One Day Pina Asked… + Franz Schubert's Last Three Sonatas

One Day Pina Asked…
September 23rd 2025

One Day Pina Asked… (1983) starts with a male voice-over, somewhat pompous and distant, presenting the film as “a journey into Pina Bausch’s universe through her relentless quest for love.” After the title-cards, the voice gives way to a female voice, Akerman’s, whose tone is less assertive but more focused. Her words are, in fact, extremely careful. In this voice-over change, there is the whole of Akerman’s way of putting her themes and aesthetics into what may seem like a conventional TV program. Made as part of the series Repères sur la Modern Dance, Akerman’s 57-minute documentary shows the German choreographer Pina Bausch’s dance company performing across Europe without much context or explanation. Only in some short interviews do the dancers share a few words about how they came up with the choreographies we then see them perform. But even these interviews soon disappear in the film, and it is only the dancing that remains, the movements of the bodies, and the voices of the performers either mumbling or screaming on stage. In One Day Pina Asked…, Akerman stumbled on what could have been a conventional assignment and made it her own. It is a truly personal work that recalls Toute une nuit (1982), a film already influenced by Bausch.

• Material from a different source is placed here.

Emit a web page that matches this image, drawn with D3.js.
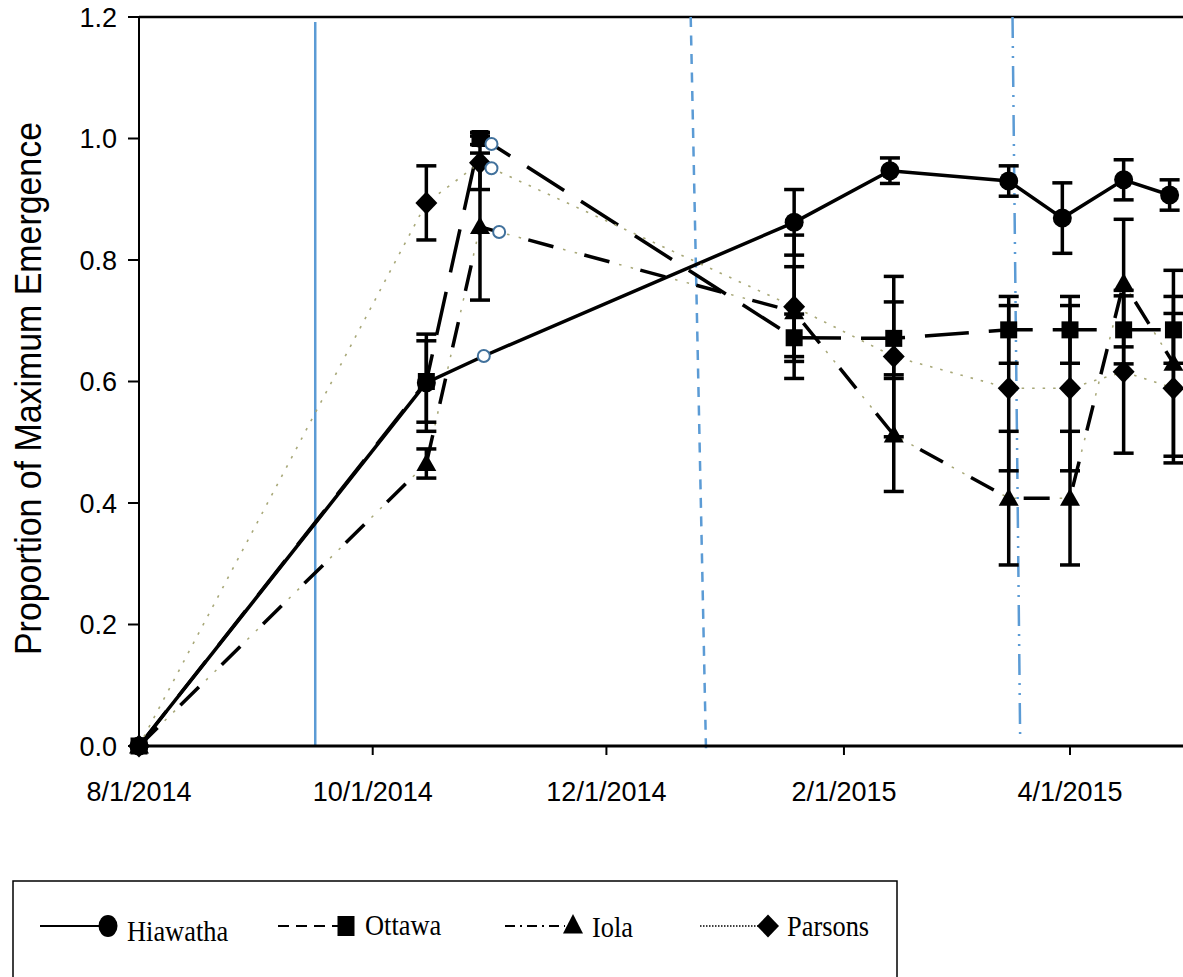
<!DOCTYPE html>
<html>
<head>
<meta charset="utf-8">
<script src="https://cdn.jsdelivr.net/npm/d3@7"></script>
<style>
  body { margin: 0; background: #fff; }
  svg { display: block; }
</style>
</head>
<body>
<svg id="chart" width="1183" height="977"></svg>
<script>
// ---- axis ticks ----
const tickDates  = ["2014-08-01", "2014-10-01", "2014-12-01", "2015-02-01", "2015-04-01"];
const tickLabels = ["8/1/2014", "10/1/2014", "12/1/2014", "2/1/2015", "4/1/2015"];
const yTicks      = [0, 0.2, 0.4, 0.6, 0.8, 1.0, 1.2];
const yTickLabels = ["0.0", "0.2", "0.4", "0.6", "0.8", "1.0", "1.2"];

// ---- sampling dates, means and standard errors per site ----
// a null error marks the extra sample without error bar
const hiawathaDates  = ["2014-08-01", "2014-10-15", "2014-10-30", "2015-01-19", "2015-02-13", "2015-03-16", "2015-03-30", "2015-04-15", "2015-04-27"];
const hiawathaValues = [0, 0.598, 0.642, 0.862, 0.947, 0.930, 0.869, 0.932, 0.907];
const hiawathaErrors = [0, 0.080, null, 0.054, 0.021, 0.025, 0.058, 0.033, 0.025];

const ottawaDates  = ["2014-08-01", "2014-10-15", "2014-10-29", "2014-11-01", "2015-01-19", "2015-02-14", "2015-03-16", "2015-04-01", "2015-04-15", "2015-04-28"];
const ottawaValues = [0, 0.600, 1.000, 0.991, 0.672, 0.671, 0.685, 0.685, 0.685, 0.685];
const ottawaErrors = [0, 0.067, 0.010, null, 0.039, 0.060, 0.055, 0.055, 0.056, 0.055];

const iolaDates  = ["2014-08-01", "2014-10-15", "2014-10-29", "2014-11-03", "2015-01-19", "2015-02-14", "2015-03-16", "2015-04-01", "2015-04-15", "2015-04-28"];
const iolaValues = [0, 0.465, 0.855, 0.846, 0.715, 0.512, 0.408, 0.408, 0.762, 0.630];
const iolaErrors = [0, 0.024, 0.121, null, 0.074, 0.093, 0.110, 0.110, 0.105, 0.153];

const parsonsDates  = ["2014-08-01", "2014-10-15", "2014-10-29", "2014-11-01", "2015-01-19", "2015-02-14", "2015-03-16", "2015-04-01", "2015-04-15", "2015-04-28"];
const parsonsValues = [0, 0.894, 0.960, 0.951, 0.723, 0.641, 0.589, 0.589, 0.616, 0.589];
const parsonsErrors = [0, 0.061, 0.044, null, 0.118, 0.132, 0.136, 0.136, 0.134, 0.123];

const seriesNames = ["Hiawatha", "Ottawa", "Iola", "Parsons"];

// ---- vertical event lines (top date, bottom date) ----
const eventTopDates    = ["2014-09-16", "2014-12-23", "2015-03-17"];
const eventBottomDates = ["2014-09-16", "2014-12-27", "2015-03-19"];

// ---------------------------------------------------------------
const parseDate = d3.utcParse("%Y-%m-%d");
const svg = d3.select("#chart");

const x = d3.scaleUtc()
  .domain([parseDate("2014-08-01"), parseDate("2015-04-01")])
  .range([139, 1070]);
const y = d3.scaleLinear().domain([0, 1.2]).range([746, 17]);

const plotRight = 1183;

function build(dates, values, errors) {
  return dates.map((d, i) => ({ date: parseDate(d), value: values[i], err: errors[i] }));
}
const series = [
  { name: seriesNames[0], shape: "circle",   style: "solid",   data: build(hiawathaDates, hiawathaValues, hiawathaErrors) },
  { name: seriesNames[1], shape: "square",   style: "dash",    data: build(ottawaDates, ottawaValues, ottawaErrors) },
  { name: seriesNames[2], shape: "triangle", style: "dashdot", data: build(iolaDates, iolaValues, iolaErrors) },
  { name: seriesNames[3], shape: "diamond",  style: "dot",     data: build(parsonsDates, parsonsValues, parsonsErrors) }
];

// ---- frame ----
svg.append("line").attr("x1", x.range()[0]).attr("x2", plotRight)
  .attr("y1", y(1.2)).attr("y2", y(1.2))
  .attr("stroke", "#000").attr("stroke-width", 2.5);

// ---- event lines ----
const eventStyles = [
  { dash: null, top: y(1.2) + 5, bottom: y(0) - 1 },
  { dash: "10,8.5", top: y(1.2), bottom: y(0) + 5 },
  { dash: "21,8,2,8,2,8", top: y(1.2), bottom: y(0) - 4 }
];
eventTopDates.forEach((d, i) => {
  const st = eventStyles[i];
  svg.append("line")
    .attr("x1", x(parseDate(d))).attr("y1", st.top)
    .attr("x2", x(parseDate(eventBottomDates[i]))).attr("y2", st.bottom)
    .attr("stroke", "#5b9bd5").attr("stroke-width", 2.5)
    .attr("stroke-dasharray", st.dash);
});

// ---- axes ----
const xAxis = svg.append("g").attr("transform", `translate(0,${y(0)})`);
xAxis.append("line").attr("x1", x.range()[0]).attr("x2", plotRight)
  .attr("stroke", "#000").attr("stroke-width", 3);
tickDates.forEach((d, i) => {
  const px = x(parseDate(d));
  xAxis.append("line").attr("x1", px).attr("x2", px).attr("y1", 0).attr("y2", 9)
    .attr("stroke", "#000").attr("stroke-width", 2);
  xAxis.append("text").attr("x", px).attr("y", 55)
    .attr("text-anchor", "middle")
    .attr("font-family", "Liberation Sans, Arial, sans-serif")
    .attr("font-size", 27).attr("fill", "#000")
    .text(tickLabels[i]);
});

const yAxis = svg.append("g").attr("transform", `translate(${x.range()[0]},0)`);
yAxis.append("line").attr("y1", y(1.2)).attr("y2", y(0))
  .attr("stroke", "#000").attr("stroke-width", 2);
yTicks.forEach((v, i) => {
  yAxis.append("line").attr("x1", -11).attr("x2", 0).attr("y1", y(v)).attr("y2", y(v))
    .attr("stroke", "#000").attr("stroke-width", 2);
  yAxis.append("text").attr("x", -22).attr("y", y(v)).attr("dy", "0.36em")
    .attr("text-anchor", "end")
    .attr("font-family", "Liberation Sans, Arial, sans-serif")
    .attr("font-size", 27).attr("fill", "#000")
    .text(yTickLabels[i]);
});

svg.append("text")
  .attr("transform", `translate(41,${(122 + 655) / 2}) rotate(-90)`)
  .attr("text-anchor", "middle")
  .attr("font-family", "Liberation Sans, Arial, sans-serif")
  .attr("font-size", 36).attr("fill", "#000")
  .attr("textLength", 533).attr("lengthAdjust", "spacingAndGlyphs")
  .text("Proportion of Maximum Emergence");

// ---- series lines ----
const line = d3.line().x(d => x(d.date)).y(d => y(d.value));
const speck = "#a8a878";

function drawLine(g, s, pathD, legend) {
  const w = legend ? 2 : 3.5;
  if (s.style === "solid") {
    g.append("path").attr("d", pathD).attr("fill", "none").attr("stroke", "#000").attr("stroke-width", w);
  } else if (s.style === "dash") {
    g.append("path").attr("d", pathD).attr("fill", "none").attr("stroke", "#000").attr("stroke-width", w)
      .attr("stroke-dasharray", legend ? "11,7" : "44,20");
  } else if (s.style === "dashdot") {
    if (legend) {
      g.append("path").attr("d", pathD).attr("fill", "none").attr("stroke", "#000").attr("stroke-width", w)
        .attr("stroke-dasharray", "10,5,2,5");
    } else {
      g.append("path").attr("d", pathD).attr("fill", "none").attr("stroke", "#000").attr("stroke-width", w)
        .attr("stroke-dasharray", "26,32");
      g.append("path").attr("d", pathD).attr("fill", "none").attr("stroke", speck).attr("stroke-width", 1.5)
        .attr("stroke-dasharray", "0,36,2.5,9.5,2.5,7.5");
    }
  } else {
    g.append("path").attr("d", pathD).attr("fill", "none")
      .attr("stroke", legend ? "#000" : speck).attr("stroke-width", legend ? 1.5 : 1.6)
      .attr("stroke-dasharray", legend ? "1.5,1.5" : "2.5,8");
  }
}

const linesG = svg.append("g");
series.forEach(s => drawLine(linesG, s, line(s.data), false));

// ---- error bars ----
const errG = svg.append("g").attr("stroke", "#000").attr("stroke-width", 3.5);
series.forEach(s => {
  s.data.filter(d => d.err).forEach(d => {
    const px = x(d.date), hi = y(d.value + d.err), lo = y(d.value - d.err);
    errG.append("line").attr("x1", px).attr("x2", px).attr("y1", hi).attr("y2", lo);
    errG.append("line").attr("x1", px - 10).attr("x2", px + 10).attr("y1", hi).attr("y2", hi);
    errG.append("line").attr("x1", px - 10).attr("x2", px + 10).attr("y1", lo).attr("y2", lo);
  });
});

// ---- markers ----
function marker(g, shape, cx, cy, tall) {
  if (shape === "circle") {
    return g.append("ellipse").attr("cx", cx).attr("cy", cy).attr("rx", 9.5).attr("ry", tall ? 11 : 9.5);
  }
  if (shape === "square") {
    return g.append("rect").attr("x", cx - 8.5).attr("y", cy - (tall ? 10 : 8.5))
      .attr("width", 17).attr("height", tall ? 20 : 17);
  }
  if (shape === "triangle") {
    return g.append("path").attr("d", `M${cx},${cy - (tall ? 12 : 10)}L${cx + 10},${cy + 7.5}L${cx - 10},${cy + 7.5}Z`);
  }
  return g.append("path").attr("d", `M${cx},${cy - 11.5}L${cx + 11},${cy}L${cx},${cy + 11.5}L${cx - 11},${cy}Z`);
}

const markG = svg.append("g").attr("fill", "#000");
series.forEach(s => {
  s.data.forEach(d => {
    if (d.err === null) return;
    marker(markG, s.shape, x(d.date), y(d.value), false);
  });
});
const hollowG = svg.append("g");
series.forEach(s => {
  s.data.filter(d => d.err === null).forEach(d => {
    hollowG.append("circle").attr("cx", x(d.date)).attr("cy", y(d.value)).attr("r", 6)
      .attr("fill", "#fff").attr("stroke", "#41719c").attr("stroke-width", 2);
  });
});

// ---- legend ----
const legend = svg.append("g");
legend.append("rect").attr("x", 13).attr("y", 881).attr("width", 884).attr("height", 140)
  .attr("fill", "#fff").attr("stroke", "#000").attr("stroke-width", 1.5);
const legendX = [40, 278, 505, 700];
const legendTextDy = [15, 9, 11, 10];
series.forEach((s, i) => {
  const g = legend.append("g");
  const x0 = legendX[i], ly = 926;
  const sampleEnd = x0 + 60;
  drawLine(g, s, `M${x0},${ly}L${sampleEnd},${ly}`, true);
  marker(g, s.shape, sampleEnd + 8, ly, true).attr("fill", "#000");
  const t = g.append("text").attr("x", sampleEnd + 27).attr("y", ly + legendTextDy[i])
    .attr("font-family", "Liberation Serif, Times New Roman, serif")
    .attr("font-size", 30).attr("fill", "#000")
    .text(s.name);
  const natural = t.node().getComputedTextLength();
  t.attr("textLength", natural * 0.88).attr("lengthAdjust", "spacingAndGlyphs");
});
</script>
</body>
</html>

Franz Schubert’s Last Three Sonatas (1989), which is screening alongside the aforementioned film at the Museum of Modern Art this evening, is like its opposite in that it feels like Akerman’s least personal work. The documentary shows the pianist Alfred Brendel, who died last June, playing and commenting on the last piano sonatas of Franz Schubert. Akerman, who appears a few times in One Day Pina Asked…, is absent from this film. She is not the person speaking to Brendel, and in an interview with the French film critic Serge Daney, claimed that she did not even attend the editing room.

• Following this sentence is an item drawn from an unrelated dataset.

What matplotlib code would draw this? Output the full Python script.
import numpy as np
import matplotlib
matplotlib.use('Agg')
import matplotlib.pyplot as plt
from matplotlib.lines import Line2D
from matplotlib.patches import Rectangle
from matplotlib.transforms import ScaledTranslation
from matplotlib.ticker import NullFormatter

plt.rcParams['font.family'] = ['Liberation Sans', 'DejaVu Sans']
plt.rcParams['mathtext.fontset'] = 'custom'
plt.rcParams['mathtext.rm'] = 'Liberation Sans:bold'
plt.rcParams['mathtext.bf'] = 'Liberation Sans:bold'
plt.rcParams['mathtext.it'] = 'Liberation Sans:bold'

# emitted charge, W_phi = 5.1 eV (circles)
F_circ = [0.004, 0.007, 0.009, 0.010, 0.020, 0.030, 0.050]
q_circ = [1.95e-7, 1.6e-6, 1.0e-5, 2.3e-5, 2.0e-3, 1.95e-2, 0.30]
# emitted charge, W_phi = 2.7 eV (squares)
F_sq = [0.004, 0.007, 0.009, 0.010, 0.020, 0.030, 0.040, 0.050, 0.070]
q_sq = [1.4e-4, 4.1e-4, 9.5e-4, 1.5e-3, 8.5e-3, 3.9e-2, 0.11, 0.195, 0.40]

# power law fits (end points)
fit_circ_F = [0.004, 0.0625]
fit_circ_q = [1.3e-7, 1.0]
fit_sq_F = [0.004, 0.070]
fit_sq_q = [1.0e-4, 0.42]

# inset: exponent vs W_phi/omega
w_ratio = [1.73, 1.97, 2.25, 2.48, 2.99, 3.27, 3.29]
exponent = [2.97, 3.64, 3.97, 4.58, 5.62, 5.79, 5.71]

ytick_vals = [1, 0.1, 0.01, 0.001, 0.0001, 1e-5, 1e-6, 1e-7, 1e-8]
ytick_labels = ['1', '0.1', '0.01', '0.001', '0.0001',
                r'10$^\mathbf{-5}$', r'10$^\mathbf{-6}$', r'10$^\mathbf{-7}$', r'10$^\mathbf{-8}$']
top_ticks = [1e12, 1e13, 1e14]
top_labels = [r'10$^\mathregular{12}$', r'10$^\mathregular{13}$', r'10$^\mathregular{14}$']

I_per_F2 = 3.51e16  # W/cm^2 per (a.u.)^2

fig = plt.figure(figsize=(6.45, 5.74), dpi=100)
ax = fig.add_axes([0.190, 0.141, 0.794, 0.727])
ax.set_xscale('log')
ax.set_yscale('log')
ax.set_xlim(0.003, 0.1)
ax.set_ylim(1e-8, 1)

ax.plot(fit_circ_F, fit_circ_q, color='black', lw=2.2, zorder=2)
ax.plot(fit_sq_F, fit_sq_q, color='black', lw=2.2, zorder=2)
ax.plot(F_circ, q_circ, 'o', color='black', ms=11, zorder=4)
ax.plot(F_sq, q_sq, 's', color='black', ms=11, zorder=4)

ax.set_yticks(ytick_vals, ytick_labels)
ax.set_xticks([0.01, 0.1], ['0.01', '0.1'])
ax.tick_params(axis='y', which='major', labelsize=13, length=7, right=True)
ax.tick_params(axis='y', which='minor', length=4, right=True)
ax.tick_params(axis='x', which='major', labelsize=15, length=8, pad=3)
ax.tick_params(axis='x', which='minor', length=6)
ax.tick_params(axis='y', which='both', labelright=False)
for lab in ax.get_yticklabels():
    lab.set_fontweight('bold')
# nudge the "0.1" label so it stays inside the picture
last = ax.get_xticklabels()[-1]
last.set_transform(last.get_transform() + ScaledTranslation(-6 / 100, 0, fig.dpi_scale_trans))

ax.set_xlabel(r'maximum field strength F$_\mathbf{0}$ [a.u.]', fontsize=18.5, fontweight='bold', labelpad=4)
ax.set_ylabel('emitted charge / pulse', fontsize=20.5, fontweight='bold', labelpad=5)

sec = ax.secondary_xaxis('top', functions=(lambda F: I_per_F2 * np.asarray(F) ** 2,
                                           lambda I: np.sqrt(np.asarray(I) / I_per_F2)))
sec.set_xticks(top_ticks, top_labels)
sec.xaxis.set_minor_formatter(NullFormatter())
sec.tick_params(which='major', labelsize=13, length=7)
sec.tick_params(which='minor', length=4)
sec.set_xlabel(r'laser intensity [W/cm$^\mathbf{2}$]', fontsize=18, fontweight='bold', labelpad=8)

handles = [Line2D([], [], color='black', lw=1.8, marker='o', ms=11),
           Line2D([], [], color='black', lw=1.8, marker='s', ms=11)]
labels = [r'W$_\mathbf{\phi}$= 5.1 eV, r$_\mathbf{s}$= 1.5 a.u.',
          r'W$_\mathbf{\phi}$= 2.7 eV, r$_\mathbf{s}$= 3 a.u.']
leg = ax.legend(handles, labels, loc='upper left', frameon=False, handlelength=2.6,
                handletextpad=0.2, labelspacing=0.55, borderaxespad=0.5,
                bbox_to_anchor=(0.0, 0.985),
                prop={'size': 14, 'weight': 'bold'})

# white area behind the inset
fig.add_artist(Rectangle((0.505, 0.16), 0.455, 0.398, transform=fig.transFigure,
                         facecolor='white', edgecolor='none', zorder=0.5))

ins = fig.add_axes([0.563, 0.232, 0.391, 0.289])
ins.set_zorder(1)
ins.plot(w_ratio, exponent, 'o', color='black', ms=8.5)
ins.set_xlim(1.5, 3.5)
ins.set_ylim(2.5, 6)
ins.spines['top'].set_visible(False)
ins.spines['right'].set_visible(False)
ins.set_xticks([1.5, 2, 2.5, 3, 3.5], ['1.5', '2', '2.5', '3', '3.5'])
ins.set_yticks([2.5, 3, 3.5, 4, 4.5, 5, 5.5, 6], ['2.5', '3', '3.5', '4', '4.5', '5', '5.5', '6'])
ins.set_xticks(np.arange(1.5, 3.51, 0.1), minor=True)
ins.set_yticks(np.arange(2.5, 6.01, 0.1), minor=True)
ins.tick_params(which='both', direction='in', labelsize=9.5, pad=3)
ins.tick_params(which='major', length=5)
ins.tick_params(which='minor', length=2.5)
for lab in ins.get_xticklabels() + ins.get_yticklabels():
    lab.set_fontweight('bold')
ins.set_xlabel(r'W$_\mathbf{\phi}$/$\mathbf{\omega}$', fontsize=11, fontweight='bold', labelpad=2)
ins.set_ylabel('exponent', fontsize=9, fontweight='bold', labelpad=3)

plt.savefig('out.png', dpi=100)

Music, obviously, cannot be shown, and capturing dance in films is always an ordeal, as it is impossible to capture its frontality. If one films the whole stage, they miss the concentration and pacing of the scenography; if they zoom in on smaller elements, they cannot depict the whole organization of the stage. The main difference when it comes to filming is precisely in the formal relationship to the “universe” that the opening voice-over describes in One Day Pina Asked… That is a film made within the confines of Bausch’s work; the camera, even outside the stage, is trying to enter it, to live within it. With Schubert, there is an impenetrable barrier. It is filmed from the outside, only witness to the strong composure and erudition of an old maestro—Brendel effortlessly quotes Heraclitus and Novalis. Any film about an art form inevitably expresses a general idea about what cinema is, here shown in the transcendent state that Brendel seems to find himself in when he performs, or in the emotion that Akerman says she feels watching Bausch’s choreography. These two films show, in two very different ways, what Akerman’s work is about: a distant contemplation that is also a vivid experience.

One Day Pina Asked… + Franz Schubert's Last Three Sonatas screen this evening, September 23, at the Museum of Modern Art as part of the series “Chantal Akerman: The Long View.”